Request:
Without including any pictures, write out the listing below exactly.

Data shown:
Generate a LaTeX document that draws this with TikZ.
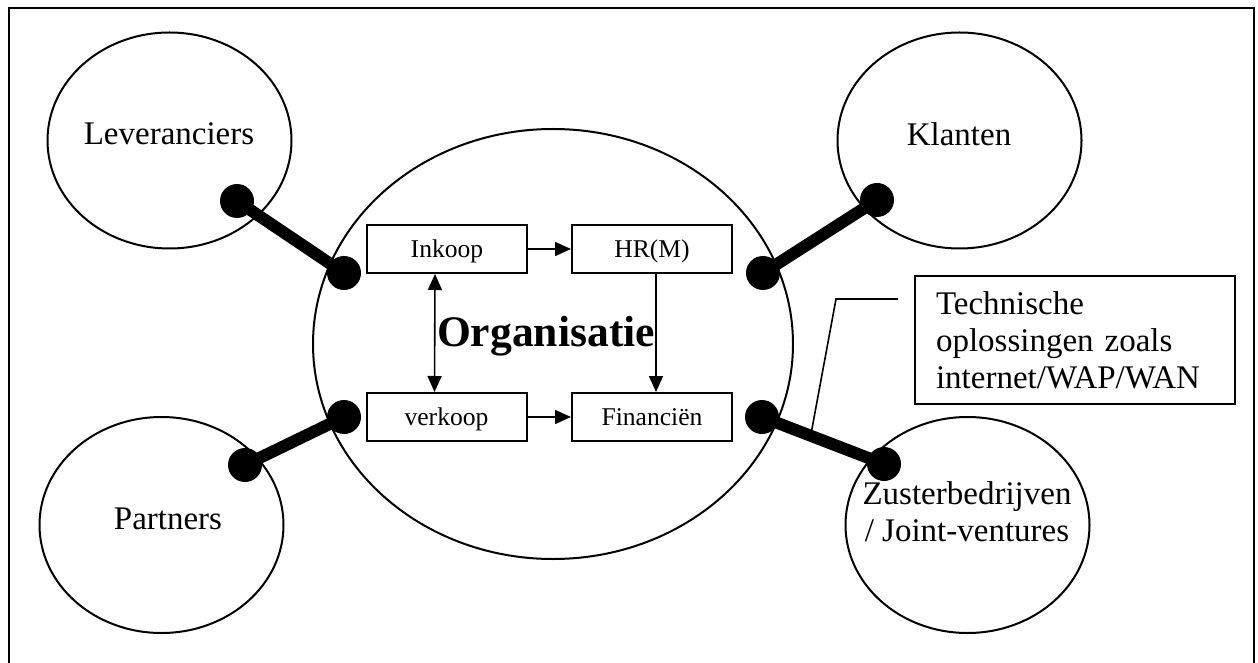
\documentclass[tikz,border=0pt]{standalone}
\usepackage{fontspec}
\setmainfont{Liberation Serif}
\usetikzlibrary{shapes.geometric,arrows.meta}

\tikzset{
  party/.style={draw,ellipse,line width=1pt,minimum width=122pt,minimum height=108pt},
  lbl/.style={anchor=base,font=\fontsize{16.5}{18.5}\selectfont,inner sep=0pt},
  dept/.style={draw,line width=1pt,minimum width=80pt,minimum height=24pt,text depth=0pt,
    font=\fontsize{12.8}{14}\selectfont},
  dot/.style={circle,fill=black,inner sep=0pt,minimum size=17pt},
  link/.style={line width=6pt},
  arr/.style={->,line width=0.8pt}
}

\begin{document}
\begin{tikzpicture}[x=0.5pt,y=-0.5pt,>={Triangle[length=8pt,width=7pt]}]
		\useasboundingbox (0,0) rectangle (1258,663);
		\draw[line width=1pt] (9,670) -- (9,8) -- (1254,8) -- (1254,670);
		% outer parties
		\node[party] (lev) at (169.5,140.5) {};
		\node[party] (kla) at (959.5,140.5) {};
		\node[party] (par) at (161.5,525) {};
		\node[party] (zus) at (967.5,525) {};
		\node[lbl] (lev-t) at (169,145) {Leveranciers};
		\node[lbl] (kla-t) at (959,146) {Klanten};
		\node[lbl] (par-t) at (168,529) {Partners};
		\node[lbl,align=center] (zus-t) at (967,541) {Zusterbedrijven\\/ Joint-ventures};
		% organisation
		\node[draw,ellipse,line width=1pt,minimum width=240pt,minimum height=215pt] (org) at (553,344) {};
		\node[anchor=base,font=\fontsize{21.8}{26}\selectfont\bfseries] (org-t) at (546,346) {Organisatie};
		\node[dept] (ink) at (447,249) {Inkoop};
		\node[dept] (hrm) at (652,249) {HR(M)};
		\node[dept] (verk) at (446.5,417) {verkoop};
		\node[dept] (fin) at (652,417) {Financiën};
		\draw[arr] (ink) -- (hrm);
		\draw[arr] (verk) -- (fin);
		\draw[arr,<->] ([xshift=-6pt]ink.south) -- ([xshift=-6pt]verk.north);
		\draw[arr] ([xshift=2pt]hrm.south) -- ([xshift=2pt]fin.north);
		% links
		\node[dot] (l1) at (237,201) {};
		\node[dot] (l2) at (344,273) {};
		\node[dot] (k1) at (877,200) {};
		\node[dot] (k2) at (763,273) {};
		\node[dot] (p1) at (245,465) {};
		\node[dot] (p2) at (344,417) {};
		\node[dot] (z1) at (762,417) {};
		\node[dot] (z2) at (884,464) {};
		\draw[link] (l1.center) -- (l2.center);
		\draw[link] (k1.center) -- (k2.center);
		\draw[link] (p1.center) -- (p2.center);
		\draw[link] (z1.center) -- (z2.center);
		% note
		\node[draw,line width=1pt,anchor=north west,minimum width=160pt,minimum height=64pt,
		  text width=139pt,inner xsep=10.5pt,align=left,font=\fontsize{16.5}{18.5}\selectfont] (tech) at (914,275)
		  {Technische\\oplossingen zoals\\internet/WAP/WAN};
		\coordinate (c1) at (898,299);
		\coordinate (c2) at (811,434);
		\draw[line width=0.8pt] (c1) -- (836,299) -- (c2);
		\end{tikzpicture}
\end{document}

The result:
Generate a LaTeX document that draws this with TikZ.
\documentclass[tikz,border=0pt]{standalone}
\usepackage{fontspec}
\setmainfont{Liberation Serif}
\usetikzlibrary{shapes.geometric,arrows.meta}

\tikzset{
  party/.style={draw,ellipse,line width=1pt,minimum width=122pt,minimum height=108pt},
  lbl/.style={anchor=base,font=\fontsize{16.5}{18.5}\selectfont,inner sep=0pt},
  dept/.style={draw,line width=1pt,minimum width=80pt,minimum height=24pt,text depth=0pt,
    font=\fontsize{12.8}{14}\selectfont},
  dot/.style={circle,fill=black,inner sep=0pt,minimum size=17pt},
  link/.style={line width=6pt},
  arr/.style={->,line width=0.8pt}
}

\begin{document}
\begin{tikzpicture}[x=0.5pt,y=-0.5pt,>={Triangle[length=8pt,width=7pt]}]
		\useasboundingbox (0,0) rectangle (1258,663);
		\draw[line width=1pt] (9,670) -- (9,8) -- (1254,8) -- (1254,670);
		% outer parties
		\node[party] (lev) at (169.5,140.5) {};
		\node[party] (kla) at (959.5,140.5) {};
		\node[party] (par) at (161.5,525) {};
		\node[party] (zus) at (967.5,525) {};
		\node[lbl] (lev-t) at (169,145) {Leveranciers};
		\node[lbl] (kla-t) at (959,146) {Klanten};
		\node[lbl] (par-t) at (168,529) {Partners};
		\node[lbl,align=center] (zus-t) at (967,541) {Zusterbedrijven\\/ Joint-ventures};
		% organisation
		\node[draw,ellipse,line width=1pt,minimum width=240pt,minimum height=215pt] (org) at (553,344) {};
		\node[anchor=base,font=\fontsize{21.8}{26}\selectfont\bfseries] (org-t) at (546,346) {Organisatie};
		\node[dept] (ink) at (447,249) {Inkoop};
		\node[dept] (hrm) at (652,249) {HR(M)};
		\node[dept] (verk) at (446.5,417) {verkoop};
		\node[dept] (fin) at (652,417) {Financiën};
		\draw[arr] (ink) -- (hrm);
		\draw[arr] (verk) -- (fin);
		\draw[arr,<->] ([xshift=-6pt]ink.south) -- ([xshift=-6pt]verk.north);
		\draw[arr] ([xshift=2pt]hrm.south) -- ([xshift=2pt]fin.north);
		% links
		\node[dot] (l1) at (237,201) {};
		\node[dot] (l2) at (344,273) {};
		\node[dot] (k1) at (877,200) {};
		\node[dot] (k2) at (763,273) {};
		\node[dot] (p1) at (245,465) {};
		\node[dot] (p2) at (344,417) {};
		\node[dot] (z1) at (762,417) {};
		\node[dot] (z2) at (884,464) {};
		\draw[link] (l1.center) -- (l2.center);
		\draw[link] (k1.center) -- (k2.center);
		\draw[link] (p1.center) -- (p2.center);
		\draw[link] (z1.center) -- (z2.center);
		% note
		\node[draw,line width=1pt,anchor=north west,minimum width=160pt,minimum height=64pt,
		  text width=139pt,inner xsep=10.5pt,align=left,font=\fontsize{16.5}{18.5}\selectfont] (tech) at (914,275)
		  {Technische\\oplossingen zoals\\internet/WAP/WAN};
		\coordinate (c1) at (898,299);
		\coordinate (c2) at (811,434);
		\draw[line width=0.8pt] (c1) -- (836,299) -- (c2);
		\end{tikzpicture}
\end{document}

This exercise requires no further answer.